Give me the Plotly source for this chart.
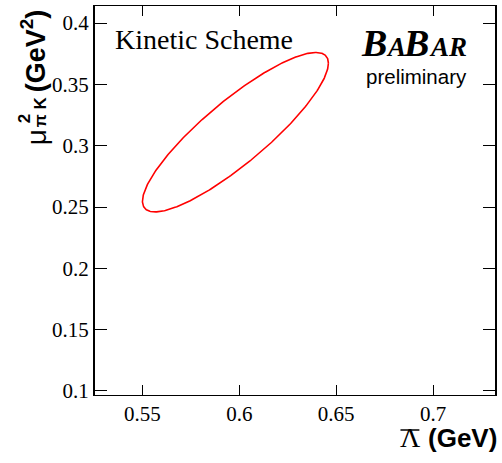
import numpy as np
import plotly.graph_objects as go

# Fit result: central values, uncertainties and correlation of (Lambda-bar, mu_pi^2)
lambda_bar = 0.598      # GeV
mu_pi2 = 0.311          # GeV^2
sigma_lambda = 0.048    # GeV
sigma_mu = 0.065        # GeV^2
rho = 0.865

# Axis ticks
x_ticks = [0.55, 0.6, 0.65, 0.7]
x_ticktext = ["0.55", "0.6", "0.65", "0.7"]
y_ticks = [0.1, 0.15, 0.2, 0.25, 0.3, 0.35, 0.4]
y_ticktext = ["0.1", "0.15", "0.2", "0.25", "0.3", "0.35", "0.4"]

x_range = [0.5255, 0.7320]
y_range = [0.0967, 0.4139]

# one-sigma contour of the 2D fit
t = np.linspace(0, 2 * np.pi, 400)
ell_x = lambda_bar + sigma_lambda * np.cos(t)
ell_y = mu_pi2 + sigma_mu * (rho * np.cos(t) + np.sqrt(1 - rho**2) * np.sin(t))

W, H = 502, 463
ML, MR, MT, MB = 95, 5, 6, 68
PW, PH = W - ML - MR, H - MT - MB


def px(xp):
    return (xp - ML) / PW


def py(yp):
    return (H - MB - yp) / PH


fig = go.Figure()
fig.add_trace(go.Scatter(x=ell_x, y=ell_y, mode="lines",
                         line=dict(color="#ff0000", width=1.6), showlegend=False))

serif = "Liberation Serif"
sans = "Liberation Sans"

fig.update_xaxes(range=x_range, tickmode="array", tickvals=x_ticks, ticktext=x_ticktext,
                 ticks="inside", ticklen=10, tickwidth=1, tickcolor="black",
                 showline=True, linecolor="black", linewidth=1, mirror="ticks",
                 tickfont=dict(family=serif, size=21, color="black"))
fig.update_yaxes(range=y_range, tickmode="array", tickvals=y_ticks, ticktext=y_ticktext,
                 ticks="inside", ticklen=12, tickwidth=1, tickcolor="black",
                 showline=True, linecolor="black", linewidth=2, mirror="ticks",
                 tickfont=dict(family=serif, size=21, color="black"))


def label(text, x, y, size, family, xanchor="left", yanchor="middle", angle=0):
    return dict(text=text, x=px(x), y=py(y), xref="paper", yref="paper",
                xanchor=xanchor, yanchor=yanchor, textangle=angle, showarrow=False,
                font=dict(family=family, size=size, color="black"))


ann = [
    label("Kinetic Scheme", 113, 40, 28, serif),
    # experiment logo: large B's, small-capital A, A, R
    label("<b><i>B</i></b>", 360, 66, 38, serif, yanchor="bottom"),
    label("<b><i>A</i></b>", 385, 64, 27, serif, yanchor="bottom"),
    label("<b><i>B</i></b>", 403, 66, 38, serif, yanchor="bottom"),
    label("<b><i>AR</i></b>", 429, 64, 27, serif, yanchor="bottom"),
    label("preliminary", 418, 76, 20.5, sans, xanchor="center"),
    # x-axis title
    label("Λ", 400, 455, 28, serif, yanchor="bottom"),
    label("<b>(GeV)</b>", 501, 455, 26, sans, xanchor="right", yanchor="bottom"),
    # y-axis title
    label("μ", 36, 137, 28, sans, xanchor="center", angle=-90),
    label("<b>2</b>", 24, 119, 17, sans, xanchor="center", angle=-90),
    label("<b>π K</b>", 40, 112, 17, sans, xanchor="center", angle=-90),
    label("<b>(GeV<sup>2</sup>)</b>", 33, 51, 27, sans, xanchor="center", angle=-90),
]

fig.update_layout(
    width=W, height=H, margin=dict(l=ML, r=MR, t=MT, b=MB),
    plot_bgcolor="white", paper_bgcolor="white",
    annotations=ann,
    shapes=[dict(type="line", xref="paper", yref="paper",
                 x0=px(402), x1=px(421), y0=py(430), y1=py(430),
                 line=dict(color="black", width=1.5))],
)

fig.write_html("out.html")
# # # # # # #
EXERCISE GOAL: Return the material line for line, from its beginning to the line that contains "ell_y = mu_pi2", with the pictures left out.

THE ANSWER:
Give me the Plotly source for this chart.
import numpy as np
import plotly.graph_objects as go

# Fit result: central values, uncertainties and correlation of (Lambda-bar, mu_pi^2)
lambda_bar = 0.598      # GeV
mu_pi2 = 0.311          # GeV^2
sigma_lambda = 0.048    # GeV
sigma_mu = 0.065        # GeV^2
rho = 0.865

# Axis ticks
x_ticks = [0.55, 0.6, 0.65, 0.7]
x_ticktext = ["0.55", "0.6", "0.65", "0.7"]
y_ticks = [0.1, 0.15, 0.2, 0.25, 0.3, 0.35, 0.4]
y_ticktext = ["0.1", "0.15", "0.2", "0.25", "0.3", "0.35", "0.4"]

x_range = [0.5255, 0.7320]
y_range = [0.0967, 0.4139]

# one-sigma contour of the 2D fit
t = np.linspace(0, 2 * np.pi, 400)
ell_x = lambda_bar + sigma_lambda * np.cos(t)
ell_y = mu_pi2 + sigma_mu * (rho * np.cos(t) + np.sqrt(1 - rho**2) * np.sin(t))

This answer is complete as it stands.